TASK PROMPT:
Please transcribe the data that follows without the pictures, keeping every word the same.

BEGIN DATA SEGMENT

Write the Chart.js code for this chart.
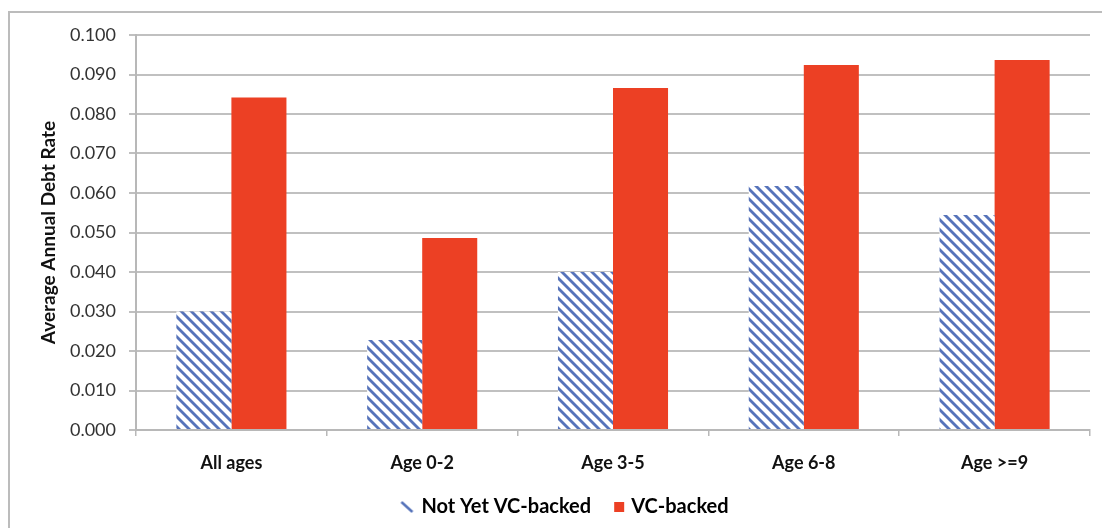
<!DOCTYPE html>
<html>
<head>
<meta charset="utf-8">
<script src="https://cdn.jsdelivr.net/npm/chart.js@4.4.1/dist/chart.umd.min.js"></script>
<style>
  html, body { margin: 0; padding: 0; background: #ffffff; }
  #wrap { position: relative; width: 1102px; height: 528px; overflow: hidden; background: #ffffff; }
  #frame { position: absolute; left: 8px; top: 11px; width: 1200px; height: 600px;
           border-left: 2px solid #bcbcbc; border-top: 2px solid #bcbcbc; }
  canvas { position: absolute; left: 0; top: 0; }
</style>
</head>
<body>
<div id="wrap">
  <div id="frame"></div>
  <canvas id="chart" width="1102" height="528"></canvas>
</div>
<script>
// Average annual debt rate by firm age group
const categories = ['All ages', 'Age 0-2', 'Age 3-5', 'Age 6-8', 'Age >=9'];
const notYetVcBacked = [0.0300, 0.0228, 0.0400, 0.0618, 0.0544];
const vcBacked = [0.0842, 0.0486, 0.0866, 0.0924, 0.0937];
const yTicks = [0, 0.01, 0.02, 0.03, 0.04, 0.05, 0.06, 0.07, 0.08, 0.09, 0.1];

const BLUE = '#5673ba';
const RED = '#ec4024';
const FONT = 'Lato, "Open Sans", "Liberation Sans", sans-serif';

// Diagonal stripe fill for the "not yet VC-backed" bars
function makeStripes() {
  const s = 10;
  const c = document.createElement('canvas');
  c.width = s; c.height = s;
  const g = c.getContext('2d');
  g.fillStyle = '#ffffff';
  g.fillRect(0, 0, s, s);
  g.strokeStyle = BLUE;
  g.lineWidth = 2.8;
  [-s, 0, s].forEach((dx) => {
    g.beginPath();
    g.moveTo(dx - 1, -1);
    g.lineTo(dx + s + 1, s + 1);
    g.stroke();
  });
  return g.createPattern(c, 'repeat');
}

// Legend markers: each drawn near the right end of a wider transparent box
const BOX_W = 32;
function dashIcon() {
  const c = document.createElement('canvas');
  c.width = BOX_W; c.height = 12;
  const g = c.getContext('2d');
  g.strokeStyle = BLUE;
  g.lineWidth = 2.5;
  g.beginPath();
  g.moveTo(BOX_W - 16, 1);
  g.lineTo(BOX_W - 5, 11);
  g.stroke();
  return c;
}
function squareIcon() {
  const c = document.createElement('canvas');
  c.width = BOX_W; c.height = 12;
  const g = c.getContext('2d');
  g.fillStyle = RED;
  g.fillRect(BOX_W - 13, 1, 10, 10);
  return c;
}

const stripes = makeStripes();
const icons = [dashIcon(), squareIcon()];

new Chart(document.getElementById('chart'), {
  type: 'bar',
  data: {
    labels: categories,
    datasets: [
      { label: 'Not Yet VC-backed', data: notYetVcBacked, backgroundColor: stripes,
        borderWidth: 0, categoryPercentage: 0.577, barPercentage: 1.0 },
      { label: 'VC-backed', data: vcBacked, backgroundColor: RED,
        borderWidth: 0, categoryPercentage: 0.577, barPercentage: 1.0 }
    ]
  },
  options: {
    responsive: false,
    animation: false,
    devicePixelRatio: 1,
    layout: { padding: { top: 35, right: 12, left: 30, bottom: 1 } },
    plugins: {
      tooltip: { enabled: false },
      legend: {
        position: 'bottom',
        labels: {
          usePointStyle: true,
          boxWidth: BOX_W,
          boxHeight: 12,
          padding: 10,
          color: '#111111',
          font: { family: FONT, size: 20, weight: 'bold' },
          generateLabels: (chart) => chart.data.datasets.map((ds, i) => ({
            text: ds.label,
            pointStyle: icons[i],
            fillStyle: 'transparent',
            strokeStyle: 'transparent',
            lineWidth: 0,
            datasetIndex: i,
            hidden: false
          }))
        }
      }
    },
    scales: {
      x: {
        offset: true,
        grid: { display: true, drawOnChartArea: false, drawTicks: true, tickLength: 6,
                color: '#b8b8b8', lineWidth: 1.5, offset: true },
        border: { display: true, color: '#b8b8b8', width: 2 },
        ticks: { color: '#111111', padding: 16, font: { family: FONT, size: 18, weight: 'bold' } },
        afterFit: (s) => { s.height = 57; }
      },
      y: {
        min: 0,
        max: 0.1,
        afterBuildTicks: (s) => { s.ticks = yTicks.map(v => ({ value: v })); },
        grid: { color: '#c0c0c0', lineWidth: 2, tickLength: 7 },
        border: { display: true, color: '#b8b8b8', width: 2 },
        ticks: { color: '#333333', padding: 13, font: { family: FONT, size: 18 },
                 callback: (v) => Number(v).toFixed(3) },
        title: { display: true, text: 'Average Annual Debt Rate', color: '#111111',
                 font: { family: FONT, size: 19, weight: 'bold' }, padding: { top: 7, bottom: 0 } },
        afterFit: (s) => { s.width = 106; }
      }
    }
  }
});
</script>
</body>
</html>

END DATA SEGMENT

TASK ANSWER:
Write the Chart.js code for this chart.
<!DOCTYPE html>
<html>
<head>
<meta charset="utf-8">
<script src="https://cdn.jsdelivr.net/npm/chart.js@4.4.1/dist/chart.umd.min.js"></script>
<style>
  html, body { margin: 0; padding: 0; background: #ffffff; }
  #wrap { position: relative; width: 1102px; height: 528px; overflow: hidden; background: #ffffff; }
  #frame { position: absolute; left: 8px; top: 11px; width: 1200px; height: 600px;
           border-left: 2px solid #bcbcbc; border-top: 2px solid #bcbcbc; }
  canvas { position: absolute; left: 0; top: 0; }
</style>
</head>
<body>
<div id="wrap">
  <div id="frame"></div>
  <canvas id="chart" width="1102" height="528"></canvas>
</div>
<script>
// Average annual debt rate by firm age group
const categories = ['All ages', 'Age 0-2', 'Age 3-5', 'Age 6-8', 'Age >=9'];
const notYetVcBacked = [0.0300, 0.0228, 0.0400, 0.0618, 0.0544];
const vcBacked = [0.0842, 0.0486, 0.0866, 0.0924, 0.0937];
const yTicks = [0, 0.01, 0.02, 0.03, 0.04, 0.05, 0.06, 0.07, 0.08, 0.09, 0.1];

const BLUE = '#5673ba';
const RED = '#ec4024';
const FONT = 'Lato, "Open Sans", "Liberation Sans", sans-serif';

// Diagonal stripe fill for the "not yet VC-backed" bars
function makeStripes() {
  const s = 10;
  const c = document.createElement('canvas');
  c.width = s; c.height = s;
  const g = c.getContext('2d');
  g.fillStyle = '#ffffff';
  g.fillRect(0, 0, s, s);
  g.strokeStyle = BLUE;
  g.lineWidth = 2.8;
  [-s, 0, s].forEach((dx) => {
    g.beginPath();
    g.moveTo(dx - 1, -1);
    g.lineTo(dx + s + 1, s + 1);
    g.stroke();
  });
  return g.createPattern(c, 'repeat');
}

// Legend markers: each drawn near the right end of a wider transparent box
const BOX_W = 32;
function dashIcon() {
  const c = document.createElement('canvas');
  c.width = BOX_W; c.height = 12;
  const g = c.getContext('2d');
  g.strokeStyle = BLUE;
  g.lineWidth = 2.5;
  g.beginPath();
  g.moveTo(BOX_W - 16, 1);
  g.lineTo(BOX_W - 5, 11);
  g.stroke();
  return c;
}
function squareIcon() {
  const c = document.createElement('canvas');
  c.width = BOX_W; c.height = 12;
  const g = c.getContext('2d');
  g.fillStyle = RED;
  g.fillRect(BOX_W - 13, 1, 10, 10);
  return c;
}

const stripes = makeStripes();
const icons = [dashIcon(), squareIcon()];

new Chart(document.getElementById('chart'), {
  type: 'bar',
  data: {
    labels: categories,
    datasets: [
      { label: 'Not Yet VC-backed', data: notYetVcBacked, backgroundColor: stripes,
        borderWidth: 0, categoryPercentage: 0.577, barPercentage: 1.0 },
      { label: 'VC-backed', data: vcBacked, backgroundColor: RED,
        borderWidth: 0, categoryPercentage: 0.577, barPercentage: 1.0 }
    ]
  },
  options: {
    responsive: false,
    animation: false,
    devicePixelRatio: 1,
    layout: { padding: { top: 35, right: 12, left: 30, bottom: 1 } },
    plugins: {
      tooltip: { enabled: false },
      legend: {
        position: 'bottom',
        labels: {
          usePointStyle: true,
          boxWidth: BOX_W,
          boxHeight: 12,
          padding: 10,
          color: '#111111',
          font: { family: FONT, size: 20, weight: 'bold' },
          generateLabels: (chart) => chart.data.datasets.map((ds, i) => ({
            text: ds.label,
            pointStyle: icons[i],
            fillStyle: 'transparent',
            strokeStyle: 'transparent',
            lineWidth: 0,
            datasetIndex: i,
            hidden: false
          }))
        }
      }
    },
    scales: {
      x: {
        offset: true,
        grid: { display: true, drawOnChartArea: false, drawTicks: true, tickLength: 6,
                color: '#b8b8b8', lineWidth: 1.5, offset: true },
        border: { display: true, color: '#b8b8b8', width: 2 },
        ticks: { color: '#111111', padding: 16, font: { family: FONT, size: 18, weight: 'bold' } },
        afterFit: (s) => { s.height = 57; }
      },
      y: {
        min: 0,
        max: 0.1,
        afterBuildTicks: (s) => { s.ticks = yTicks.map(v => ({ value: v })); },
        grid: { color: '#c0c0c0', lineWidth: 2, tickLength: 7 },
        border: { display: true, color: '#b8b8b8', width: 2 },
        ticks: { color: '#333333', padding: 13, font: { family: FONT, size: 18 },
                 callback: (v) => Number(v).toFixed(3) },
        title: { display: true, text: 'Average Annual Debt Rate', color: '#111111',
                 font: { family: FONT, size: 19, weight: 'bold' }, padding: { top: 7, bottom: 0 } },
        afterFit: (s) => { s.width = 106; }
      }
    }
  }
});
</script>
</body>
</html>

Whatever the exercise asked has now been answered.